There are many wonderful things about Australia. Unfortunately the traditional home design isn’t one of them when it comes to energy efficiency.
A passive solar design which makes the most of the sun’s heat in winter but blocks it out in summer, is ideal but if you’re stuck with what you’ve got, then here’s how to keep the cold out of your home and keep your power bills to a minimum.
The easiest step is to weather seal your home – prevent air from leaking in or out though gaps and cracks.
“According to Sustainable Living Guide, weather proofing your house is important as draughts can account for up to 25 per cent of heat loss from a home in winter,” Peter Doyle, National Business Manager, Cowdroy Australia said.
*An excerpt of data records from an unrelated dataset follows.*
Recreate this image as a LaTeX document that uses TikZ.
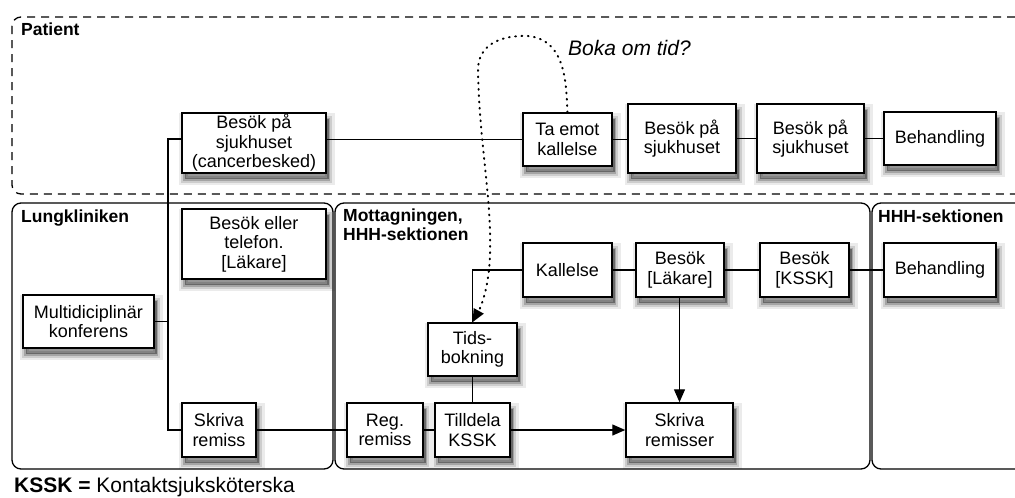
\documentclass[tikz,border=0pt]{standalone}
\usepackage{fontspec}
\setmainfont{Liberation Sans}
\usetikzlibrary{arrows.meta,calc}
\begin{document}
\begin{tikzpicture}[x=1pt,y=-1pt,
  % soft drop shadow built from stacked translucent copies of the node outline
  softshadow/.style={
    preaction={fill=black, fill opacity=0.36, transform canvas={shift={(2.5pt,-6pt)}}},
    preaction={draw=black, draw opacity=0.20, line width=3pt, transform canvas={shift={(2.5pt,-6pt)}}},
    preaction={draw=black, draw opacity=0.13, line width=7pt, transform canvas={shift={(2.5pt,-6pt)}}},
    preaction={draw=black, draw opacity=0.08, line width=12pt, transform canvas={shift={(2.5pt,-6pt)}}}},
  box/.style={softshadow, draw, line width=1.5pt, fill=white, align=center, inner sep=1pt,
    font=\fontsize{18}{19.5}\selectfont},
  lane/.style={draw, line width=1.3pt, rounded corners=9pt},
  plane/.style={draw, line width=1.3pt, rounded corners=9pt, dash pattern=on 8pt off 6pt},
  lanelabel/.style={anchor=base west, inner sep=0pt, align=left, font=\fontsize{17.5}{19}\selectfont\bfseries},
  link/.style={line width=1.3pt},
  arr/.style={line width=1.4pt, -{Triangle[length=13pt,width=11pt]}},
  dots/.style={line width=2pt, line cap=round, dash pattern=on 0.8pt off 5.5pt, -{Triangle[length=13pt,width=11pt]}}
]
\useasboundingbox (0,0) rectangle (1015,498);
\clip (0,0) rectangle (1015,498);

% swimlanes
\draw[plane] (12,17) rectangle (1040,194);
\draw[lane] (12,203) rectangle (333,469);
\draw[lane] (335,203) rectangle (870,469);
\draw[lane] (872,203) rectangle (1040,469);

\node[lanelabel] (lpat) at (21,35) {Patient};
\node[lanelabel] (llung) at (21,222) {Lungkliniken};
\node[lanelabel] (lmott) at (343,240) {Mottagningen,\\HHH-sektionen};
\node[lanelabel] (lhhh) at (878,222) {HHH-sektionen};

% patient lane
\node[box, minimum width=144, minimum height=60] (besok1) at (254,143) {Besök på\\sjukhuset\\(cancerbesked)};
\node[box, minimum width=89, minimum height=53] (tae) at (567.5,139.5) {Ta emot\\kallelse};
\node[box, minimum width=108, minimum height=69] (besok2) at (682,138.5) {Besök på\\sjukhuset};
\node[box, minimum width=107, minimum height=69] (besok3) at (810.5,138.5) {Besök på\\sjukhuset};
\node[box, minimum width=112, minimum height=53] (beh1) at (940,138.5) {Behandling};

% Lungkliniken
\node[box, minimum width=144, minimum height=70] (telefon) at (254,244) {Besök eller\\telefon.\\{[Läkare]}};
\node[box, minimum width=131, minimum height=53] (multi) at (88.5,321.5) {Multidiciplinär\\konferens};
\node[box, minimum width=74, minimum height=54] (skriva) at (219,430) {Skriva\\remiss};

% Mottagningen
\node[box, minimum width=76, minimum height=54] (reg) at (385,430) {Reg.\\remiss};
\node[box, minimum width=75, minimum height=54] (tilldela) at (472.5,430) {Tilldela\\KSSK};
\node[box, minimum width=89, minimum height=53] (tids) at (472.5,349.5) {Tids-\\bokning};
\node[box, minimum width=89, minimum height=54] (kallelse) at (567.5,270) {Kallelse};
\node[box, minimum width=88, minimum height=54] (lakare) at (680,270) {Besök\\{[Läkare]}};
\node[box, minimum width=89, minimum height=54] (kssk) at (804.5,270) {Besök\\{[KSSK]}};
\node[box, minimum width=107, minimum height=54] (remisser) at (679.5,430) {Skriva\\remisser};

% HHH-sektionen
\node[box, minimum width=112, minimum height=54] (beh2) at (940,270) {Behandling};

% connectors
\coordinate (jt) at (168,139);
\coordinate (jb) at (168,430);
\draw[link] (besok1.west |- jt) -- (jt) -- (jb) -- (skriva.west);
\draw[link] (multi.east) -- (multi.east -| jt);
\draw[link] (besok1.east |- tae.west) -- (tae.west);
\draw[link] (tae.east) -- (tae.east -| besok2.west);
\draw[link] (besok2.east) -- (besok3.west);
\draw[link] (besok3.east) -- (besok3.east -| beh1.west);
\draw[link] (skriva.east) -- (reg.west);
\draw[link] (reg.east) -- (tilldela.west);
\draw[arr] (tilldela.east) -- (remisser.west);
\draw[link] (tids.south) -- (tilldela.north);
\draw[link] (kallelse.west) -| (tids.north);
\draw[link] (kallelse.east) -- (lakare.west);
\draw[link] (lakare.east) -- (kssk.west);
\draw[link] (kssk.east) -- (beh2.west);
\draw[arr] (lakare.south -| remisser.north) -- (remisser.north);

% rebooking loop
\draw[dots] (tae.north) .. controls (566,80) and (565,40) .. (528,36)
  .. controls (500,35) and (478,45) .. (478,70)
  .. controls (479,140) and (492,200) .. (490,255)
  .. controls (489,285) and (482,305) .. (tids.north);
\node[anchor=base west, inner sep=0pt, font=\fontsize{21}{24}\selectfont\itshape] (boka) at (568,55) {Boka om tid?};

% legend
\node[anchor=base west, inner sep=0pt, font=\fontsize{21}{24}\selectfont] (legend) at (14,492) {\textbf{KSSK =} Kontaktsjuksköterska};
\end{tikzpicture}
\end{document}
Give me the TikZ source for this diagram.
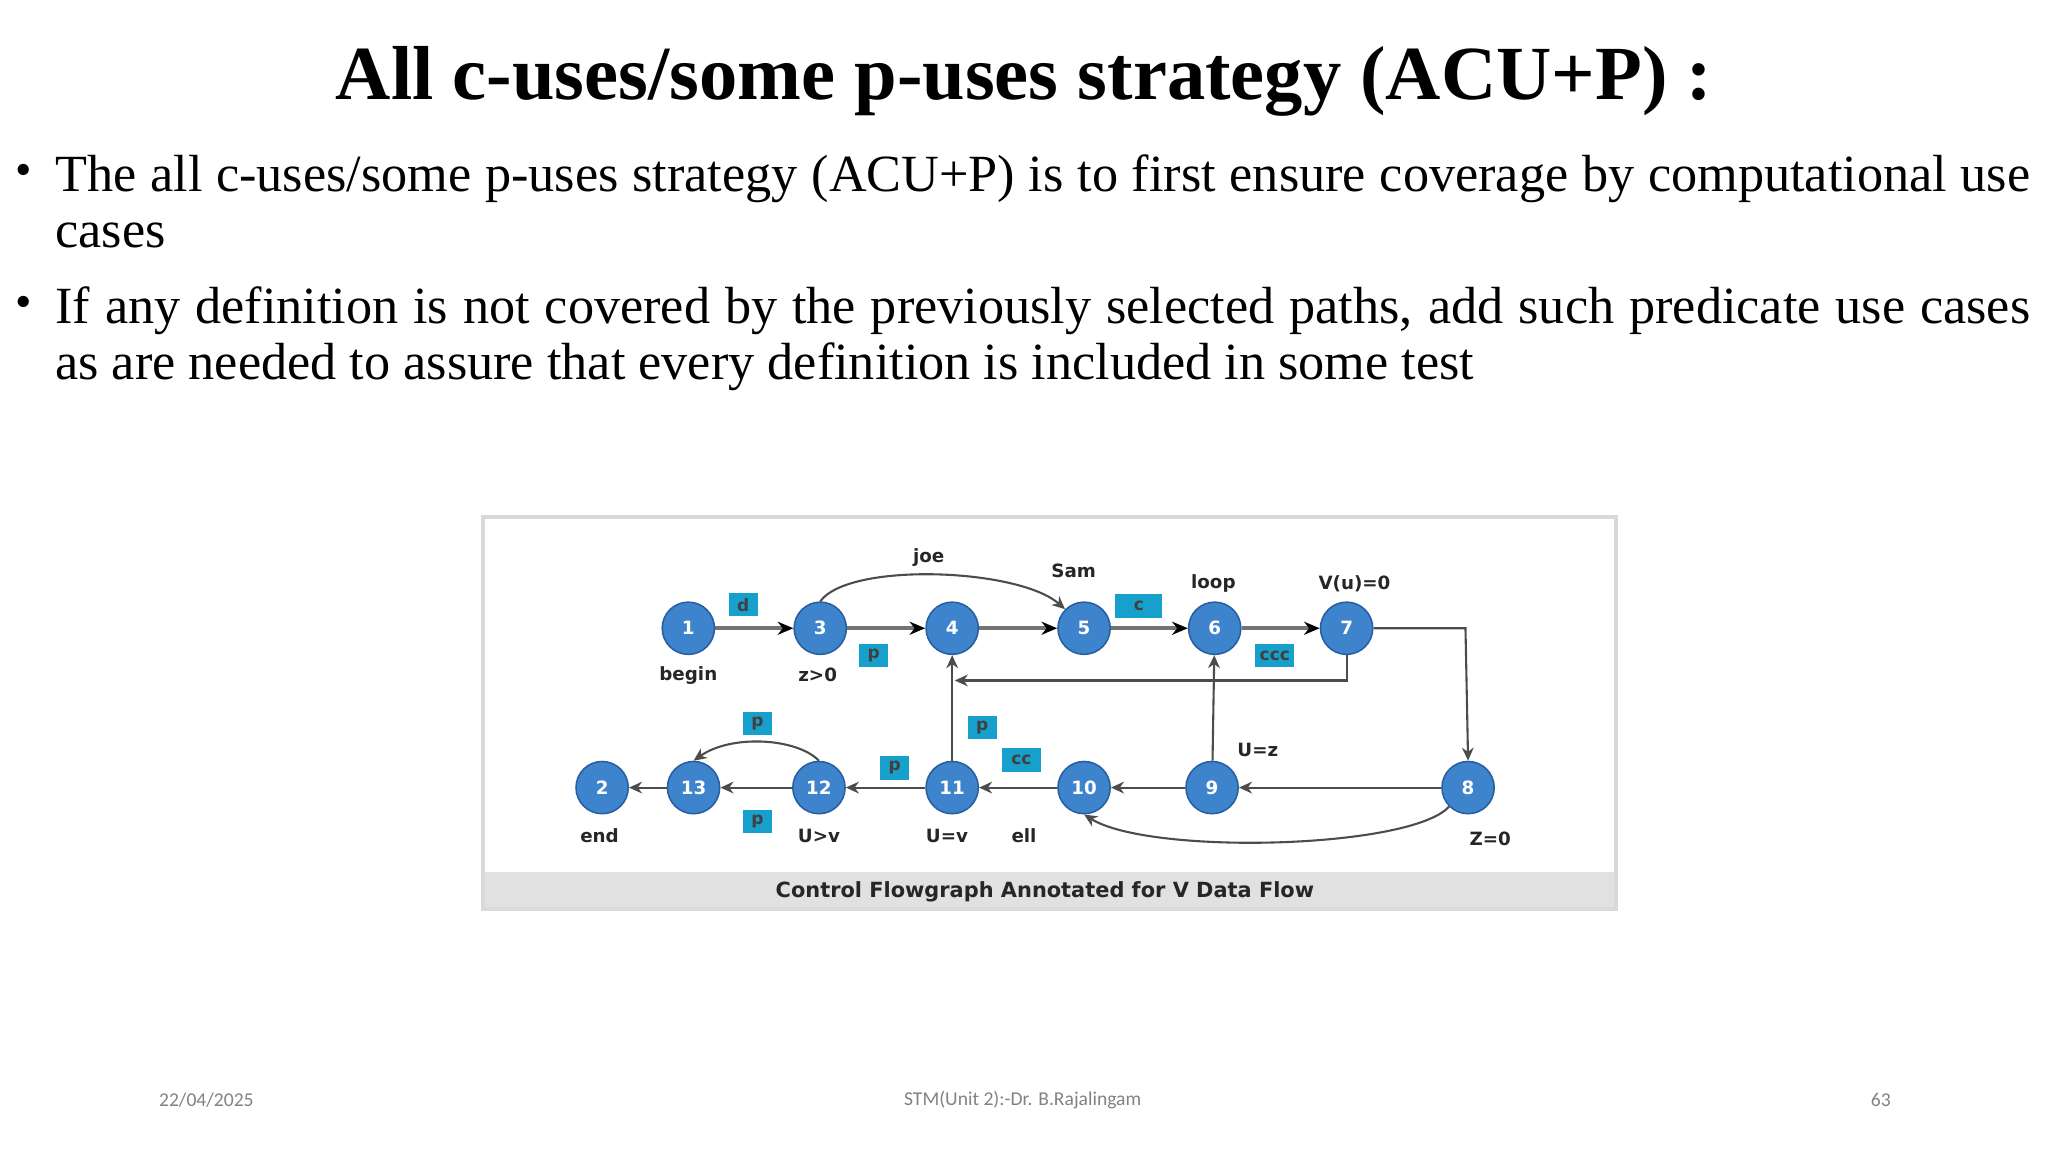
\documentclass[tikz,border=0pt]{standalone}
\usepackage{fontspec}
\setmainfont{Liberation Serif}
\newfontfamily\djfont{DejaVu Sans}
\newfontfamily\calfont{Carlito}
\usetikzlibrary{arrows.meta}
\definecolor{nblue}{RGB}{62,132,205}
\definecolor{nedge}{RGB}{40,95,160}
\definecolor{tag}{RGB}{24,160,205}
\definecolor{band}{RGB}{225,225,225}
\definecolor{foot}{RGB}{130,130,130}
\tikzset{
 vx/.style={circle,fill=nblue,draw=nedge,line width=0.6pt,minimum size=20pt,inner sep=0pt,text=white,font=\djfont\bfseries\fontsize{7}{8}\selectfont},
 lbl/.style={font=\djfont\bfseries\fontsize{7}{8}\selectfont,text=black!85},
 tagbox/.style={fill=tag,inner sep=1.5pt,minimum height=9pt,minimum width=11pt,font=\djfont\bfseries\fontsize{6.5}{7}\selectfont,text=black!75},
 ed/.style={draw=black!70,line width=0.8pt,-{Stealth[length=5pt,width=4.5pt]}},
 thk/.style={draw=black!55,line width=1.6pt,-{Stealth[length=6pt,width=5pt,color=black]}},
 ft/.style={text=foot,font=\calfont\fontsize{7.5}{9}\selectfont},
 body/.style={anchor=north west,text width=756pt,align=justify,inner sep=0pt,font=\fontsize{20}{21.5}\selectfont},
}
\begin{document}
\begin{tikzpicture}[x=0.5pt,y=-0.5pt]
\useasboundingbox (0,0) rectangle (1568,882);
\node[font=\bfseries\fontsize{29.3}{32}\selectfont] (title) at (784,62) {All c-uses/some p-uses strategy (ACU+P) :};
\node[body] (b1) at (42,118) {The all c-uses/some p-uses strategy (ACU+P) is to first ensure coverage by computational use cases};
\node[body] (b2) at (42,219) {If any definition is not covered by the previously selected paths, add such predicate use cases as are needed to assure that every definition is included in some test};
\node[font=\fontsize{18}{20}\selectfont] (d1) at (18,134) {•};
\node[font=\fontsize{18}{20}\selectfont] (d2) at (18,235) {•};
% frame
\fill[band] (370,668) rectangle (1237,696);
\draw[black!15,line width=1.5pt] (370,396) rectangle (1237,696);
\node[lbl,font=\djfont\bfseries\fontsize{8}{9}\selectfont] (cap) at (800,683) {Control Flowgraph Annotated for V Data Flow};
% nodes
\node[vx] (n1) at (527,481) {1};
\node[vx] (n3) at (628,481) {3};
\node[vx] (n4) at (729,481) {4};
\node[vx] (n5) at (830,481) {5};
\node[vx] (n6) at (930,481) {6};
\node[vx] (n7) at (1031,481) {7};
\node[vx] (n2) at (461,603) {2};
\node[vx] (n13) at (531,603) {13};
\node[vx] (n12) at (627,603) {12};
\node[vx] (n11) at (729,603) {11};
\node[vx] (n10) at (830,603) {10};
\node[vx] (n9) at (928,603) {9};
\node[vx] (n8) at (1124,603) {8};
% labels
\node[lbl] (lb) at (527,517) {begin};
\node[lbl] (lz) at (626,517) {z>0};
\node[lbl] (lj) at (711,427) {joe};
\node[lbl] (ls) at (822,437) {Sam};
\node[lbl] (ll) at (929,447) {loop};
\node[lbl] (lv) at (1037,447) {V(u)=0};
\node[lbl] (lu) at (963,574) {U=z};
\node[lbl] (le) at (459,640) {end};
\node[lbl] (lg) at (627,640) {U>v};
\node[lbl] (lq) at (725,640) {U=v};
\node[lbl] (lel) at (784,640) {ell};
\node[lbl] (lZ) at (1141,642) {Z=0};
% tags
\node[tagbox] (t1) at (569,463) {d};
\node[tagbox] (t2) at (669,502) {p};
\node[tagbox,minimum width=18pt] (t3) at (872,464) {c};
\node[tagbox,minimum width=15pt] (t4) at (976,502) {ccc};
\node[tagbox] (t5) at (580,554) {p};
\node[tagbox] (t6) at (752,557) {p};
\node[tagbox,minimum width=15pt] (t7) at (782,582) {cc};
\node[tagbox] (t8) at (685,588) {p};
\node[tagbox] (t9) at (580,629) {p};
% edges
\draw[thk] (n1) -- (n3);
\draw[thk] (n3) -- (n4);
\draw[thk] (n4) -- (n5);
\draw[thk] (n5) -- (n6);
\draw[thk] (n6) -- (n7);
\draw[ed] (n3.north) .. controls (650,430) and (780,435) .. (n5.north west);
\draw[ed] (n7.east) -- (1122,481) -- (n8.north);
\coordinate (bk) at (731,521);
\draw[ed] (n7.south) -- (1031,521) -- (bk);
\draw[ed] (n11) -- (n4);
\draw[ed] (n9) -- (n6);
\draw[ed] (n8) -- (n9);
\draw[ed] (n9) -- (n10);
\draw[ed] (n10) -- (n11);
\draw[ed] (n11) -- (n12);
\draw[ed] (n12) -- (n13);
\draw[ed] (n13) -- (n2);
\draw[ed] (n12.north) .. controls (610,565) and (560,562) .. (n13.north);
\draw[ed] (n8.south west) .. controls (1080,650) and (880,655) .. (n10.south);
% footer
\node[ft] (f1) at (158,842) {22/04/2025};
\node[ft] (f2) at (783,842) {STM(Unit 2):-Dr. B.Rajalingam};
\node[ft] (f3) at (1440,842) {63};
\end{tikzpicture}
\end{document}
Places to target are the jambs, faces or edges of doors and windows. You can get seals to eliminate draughts, dust, rain, light and sound, and you can also use a gap filler around door architraves and along skirting boards.
Or you can go all out and install the right windows, doors and furnishings.
“Windows are one of the most critical elements that contribute to the temperature inside the home,” Christine Evans, Marketing Director at Stegbar said, recommending double glazing.
“The sealed air (or gas filled) gap between the two panes of glass acts as an added layer of insulation. This extra insulation lessens your reliance on heaters, ultimately reducing your energy bills and improving your home’s energy rating.”
If your budget doesn’t extend to replacing your windows, then look at your window furnishings.
“Insulation is key to maintaining room temperatures, and a few small changes can help your home be more energy efficient and keep bills down,” Jenny Brown, National Marketing Manager for Luxaflex Window Fashions said.
As well as preventing heat from escaping, insulating window coverings can help regulate the warmer temperatures of the day.
“During the day, your windows let in more radiant energy than gets out; sunlight can enter through the glass, but the window is opaque to the infrared radiation trying to escape,” she said, adding that closing the blinds at dusk is ideal.
You can also buy doors that incorporate sealed frames, such as Corinthian Doors’ Enviroseal.
Athina Solomou, director of marketing at Corinthian Doors, believes that doors and frames shouldn’t be an afterthought from a design and energy efficiency view.
“Drafts from around doors can account for a quarter of heating and cooling bills, so it’s worth spending the extra money on solid doors and frames which seal effectively.”